L'ordonnance de protection est la disposition phare de cette proposition de loi. Cependant, des questions très concrètes vont se poser une fois qu'une telle ordonnance aura été prise. Ainsi la femme co-titulaire d'un bail sera déliée de son obligation de contribuer au loyer du domicile qu'elle quittera, mais il lui faudra bien se reloger. Vos services ne pourraient-ils favoriser des accords interbailleurs, en sorte qu'elle puisse retrouver rapidement un logement adapté à sa nouvelle situation, sachant que la validité de l'ordonnance n'est que de quatre mois au plus ?
Par ailleurs, cette femme risque de rencontrer des problèmes financiers : avez-vous l'intention de renforcer le fonds de solidarité pour le logement ? Sinon, la charge risque de retomber, soit sur les bailleurs, soit sur les collectivités territoriales qui gèrent le FSL.

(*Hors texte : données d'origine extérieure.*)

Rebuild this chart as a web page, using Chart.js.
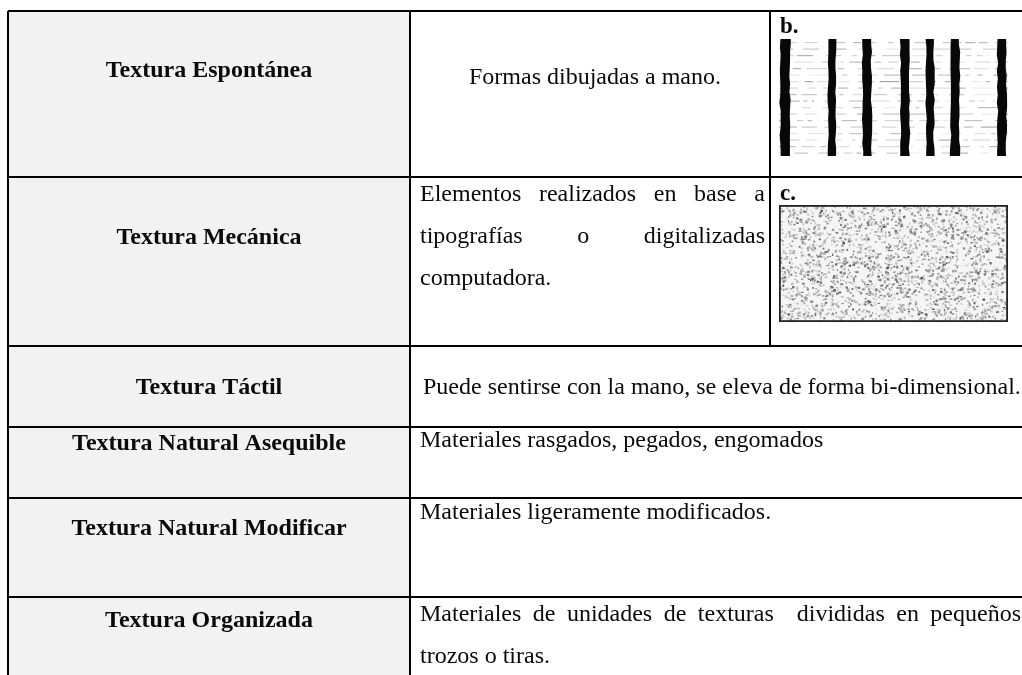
<!DOCTYPE html>
<html><head><meta charset="utf-8">
<script src="https://cdn.jsdelivr.net/npm/chart.js@4.4.1/dist/chart.umd.min.js"></script>
<style>html,body{margin:0;padding:0;background:#fff;overflow:hidden}#c{display:block}</style>
</head><body>
<canvas id="c" width="1022" height="675"></canvas>
<script>
// ---- table content ----
const rowLabels = [
  'Textura Espontánea',
  'Textura Mecánica',
  'Textura Táctil',
  'Textura Natural Asequible',
  'Textura Natural Modificar',
  'Textura Organizada'
];
const rowDescriptions = [
  ['Formas dibujadas a mano.'],
  ['Elementos realizados en base a', 'tipografías o digitalizadas', 'computadora.'],
  ['Puede sentirse con la mano, se eleva de forma bi-dimensional.'],
  ['Materiales rasgados, pegados, engomados'],
  ['Materiales ligeramente modificados.'],
  ['Materiales de unidades de texturas  divididas en pequeños', 'trozos o tiras.']
];
const figureLetters = ['b.', 'c.'];
const figureKinds = ['stripes', 'speckle'];

// ---- layout (table units, measured from the table's top-left corner) ----
const LAYOUT = {
  padLeft: 8, padTop: 11, width: 1014, height: 664,
  rowEdges: [0, 166, 335, 416, 487, 586],
  colEdges: [0, 402],
  figColEdge: 762,
  labelBaselines: [66, 233, 383, 439, 524, 616],
  descBaselines: [[73], [190, 232, 274], [383], [436], [508], [610, 652]],
  descAlign: ['center', 'justify', 'left', 'left', 'left', 'justify'],
  descLeft: [412, 412, 415, 412, 412, 412],
  descRight: [762, 757, 1014, 1014, 1014, 1013],
  figLetterBaselines: [22, 189],
  figBoxes: [[771, 28, 1000, 145], [771, 194, 1000, 311]]
};

const REG = '24px "Liberation Serif", "Times New Roman", serif';
const BOLD = 'bold 24px "Liberation Serif", "Times New Roman", serif';
const BOLD_SMALL = 'bold 23px "Liberation Serif", "Times New Roman", serif';

function mulberry32(a){return function(){a|=0;a=a+0x6D2B79F5|0;let t=Math.imul(a^a>>>15,1|a);t=t+Math.imul(t^t>>>7,61|t)^t;return((t^t>>>14)>>>0)/4294967296;};}

function drawJustified(ctx, line, x0, x1, y){
  const words = line.split(' ');
  const ww = words.reduce((s,w)=>s+ctx.measureText(w).width,0);
  const gaps = words.length-1;
  const gap = gaps>0 ? (x1-x0-ww)/gaps : 0;
  let x = x0;
  for(const w of words){ ctx.fillText(w, x, y); x += ctx.measureText(w).width + gap; }
}

function drawStripes(ctx, x0, y0, x1, y1){
  const rnd = mulberry32(7);
  ctx.save();
  ctx.fillStyle = '#fff'; ctx.fillRect(x0, y0, x1-x0, y1-y0);
  ctx.beginPath(); ctx.rect(x0, y0, x1-x0, y1-y0); ctx.clip();
  // faint horizontal dashes
  for(let y=y0+3; y<y1; y+=6.5){
    let x=x0;
    while(x<x1){
      const len = 2+rnd()*20, skip = 3+rnd()*10;
      const g = Math.floor(140+rnd()*80);
      ctx.fillStyle = `rgba(${g},${g},${g},${0.4+rnd()*0.4})`;
      ctx.fillRect(x, y, len, 1.2);
      x += len+skip;
    }
  }
  // thick vertical stripes
  const centers = [6, 53, 88, 126, 151, 176, 223];
  const widths = [10, 8, 9, 9, 8, 9, 9];
  ctx.fillStyle = '#080808';
  ctx.filter = 'blur(0.4px)';
  centers.forEach((c,i)=>{
    const w = widths[i];
    ctx.beginPath();
    const pts = [];
    for(let y=y0; y<=y1; y+=8){ pts.push([x0+c-w/2+(rnd()-0.5)*1.6, y]); }
    const pts2 = [];
    for(let y=y1; y>=y0; y-=8){ pts2.push([x0+c+w/2+(rnd()-0.5)*1.6, y]); }
    ctx.moveTo(pts[0][0], y0);
    pts.forEach(p=>ctx.lineTo(p[0],p[1]));
    ctx.lineTo(pts[pts.length-1][0], y1);
    ctx.lineTo(pts2[0][0], y1);
    pts2.forEach(p=>ctx.lineTo(p[0],p[1]));
    ctx.lineTo(pts2[pts2.length-1][0], y0);
    ctx.closePath(); ctx.fill();
  });
  ctx.restore();
}

function drawSpeckle(ctx, x0, y0, x1, y1){
  const rnd = mulberry32(11);
  ctx.save();
  ctx.fillStyle = '#f5f5f5'; ctx.fillRect(x0, y0, x1-x0, y1-y0);
  ctx.beginPath(); ctx.rect(x0, y0, x1-x0, y1-y0); ctx.clip();
  const n = Math.floor((x1-x0)*(y1-y0)/10);
  for(let i=0;i<n;i++){
    const x = x0 + rnd()*(x1-x0), y = y0 + rnd()*(y1-y0);
    const g = Math.floor(60+rnd()*150);
    ctx.fillStyle = `rgba(${g},${g},${g},${0.4+rnd()*0.5})`;
    const s = 1+rnd()*1.8;
    ctx.fillRect(x, y, s, 1+rnd()*1.4);
  }
  ctx.restore();
  ctx.strokeStyle = '#222'; ctx.lineWidth = 1.8;
  ctx.strokeRect(x0+0.9, y0+0.9, x1-x0-1.8, y1-y0-1.8);
}

const tablePlugin = {
  id: 'tablePlugin',
  beforeDraw(chart){
    const {ctx, scales:{x, y}} = chart;
    ctx.save();
    ctx.fillStyle = '#f2f2f2';
    const px0 = x.getPixelForValue(LAYOUT.colEdges[0]), px1 = x.getPixelForValue(LAYOUT.colEdges[1]);
    const py0 = y.getPixelForValue(0), py1 = y.getPixelForValue(LAYOUT.height);
    ctx.fillRect(px0, py0, px1-px0, py1-py0);
    ctx.restore();
  },
  afterDraw(chart){
    const {ctx, scales:{x, y}} = chart;
    ctx.save();
    ctx.fillStyle = '#0a0a0a';
    ctx.textBaseline = 'alphabetic';
    // row labels
    ctx.font = BOLD; ctx.textAlign = 'center';
    const cx = x.getPixelForValue((LAYOUT.colEdges[0]+LAYOUT.colEdges[1])/2);
    rowLabels.forEach((lab,i)=>{ ctx.fillText(lab, cx, y.getPixelForValue(LAYOUT.labelBaselines[i])); });
    // descriptions
    ctx.font = REG;
    rowDescriptions.forEach((lines,i)=>{
      const align = LAYOUT.descAlign[i];
      const xl = x.getPixelForValue(LAYOUT.descLeft[i]), xr = x.getPixelForValue(LAYOUT.descRight[i]);
      lines.forEach((ln,j)=>{
        const py = y.getPixelForValue(LAYOUT.descBaselines[i][j]);
        if(align==='center'){ ctx.textAlign='center'; ctx.fillText(ln, (xl+xr)/2, py); }
        else if(align==='justify' && j<lines.length-1){ ctx.textAlign='left'; drawJustified(ctx, ln, xl, xr, py); }
        else { ctx.textAlign='left'; ctx.fillText(ln, xl, py); }
      });
    });
    // figures
    figureLetters.forEach((lt,i)=>{
      const b = LAYOUT.figBoxes[i];
      const bx0 = x.getPixelForValue(b[0]), by0 = y.getPixelForValue(b[1]);
      const bx1 = x.getPixelForValue(b[2]), by1 = y.getPixelForValue(b[3]);
      ctx.font = BOLD_SMALL; ctx.textAlign = 'left'; ctx.fillStyle = '#0a0a0a';
      ctx.fillText(lt, bx0+1, y.getPixelForValue(LAYOUT.figLetterBaselines[i]));
      if(figureKinds[i]==='stripes') drawStripes(ctx, bx0, by0, bx1, by1);
      else drawSpeckle(ctx, bx0, by0, bx1, by1);
    });
    ctx.restore();
  }
};

const gridOpts = {color:'#000', lineWidth:2, drawTicks:false};
new Chart(document.getElementById('c'), {
  type: 'scatter',
  data: { datasets: [{
    data: [{x: LAYOUT.figColEdge, y: LAYOUT.rowEdges[0]}, {x: LAYOUT.figColEdge, y: LAYOUT.rowEdges[2]}],
    showLine: true, borderColor: '#000', borderWidth: 2, pointRadius: 0, clip: false
  }]},
  options: {
    responsive: false, animation: false, devicePixelRatio: 1, events: [],
    layout: {padding: {left: LAYOUT.padLeft, top: LAYOUT.padTop, right: 0, bottom: 0}},
    plugins: {legend: {display: false}, tooltip: {enabled: false}},
    scales: {
      x: {type: 'linear', min: 0, max: LAYOUT.width,
          afterBuildTicks: s => { s.ticks = LAYOUT.colEdges.map(v => ({value: v})); },
          ticks: {display: false}, grid: gridOpts, border: {display: false}},
      y: {type: 'linear', reverse: true, min: 0, max: LAYOUT.height,
          afterBuildTicks: s => { s.ticks = LAYOUT.rowEdges.map(v => ({value: v})); },
          ticks: {display: false}, grid: gridOpts, border: {display: false}}
    }
  },
  plugins: [tablePlugin]
});
</script>
</body></html>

La proposition de loi ne traite pas le cas des femmes copropriétaires qui auraient un emprunt en cours. Pensez-vous qu'il serait possible de les délier de leurs obligations de remboursement pendant un certain temps, afin qu'elles puissent assumer les frais d'un nouveau logement ?
La création d'un Observatoire national sera une bonne chose, mais vos services ne pourraient-ils inciter à la création d'observatoires départementaux qui permettraient aux professionnels d'échanger entre eux et de créer des réseaux, à l'instar des réseaux ville-hôpital constitués au bénéfice des malades du sida ?
Enfin, la proposition de loi précise que l'ordonnance de protection peut être sollicitée dans un commissariat. Mais on sait bien que, dans les commissariats, l'écoute n'est pas toujours optimale. D'où la nécessité d'y affecter des intervenants sociaux. Votre ministère peut-il travailler en ce sens ? Et qui financera ces postes ?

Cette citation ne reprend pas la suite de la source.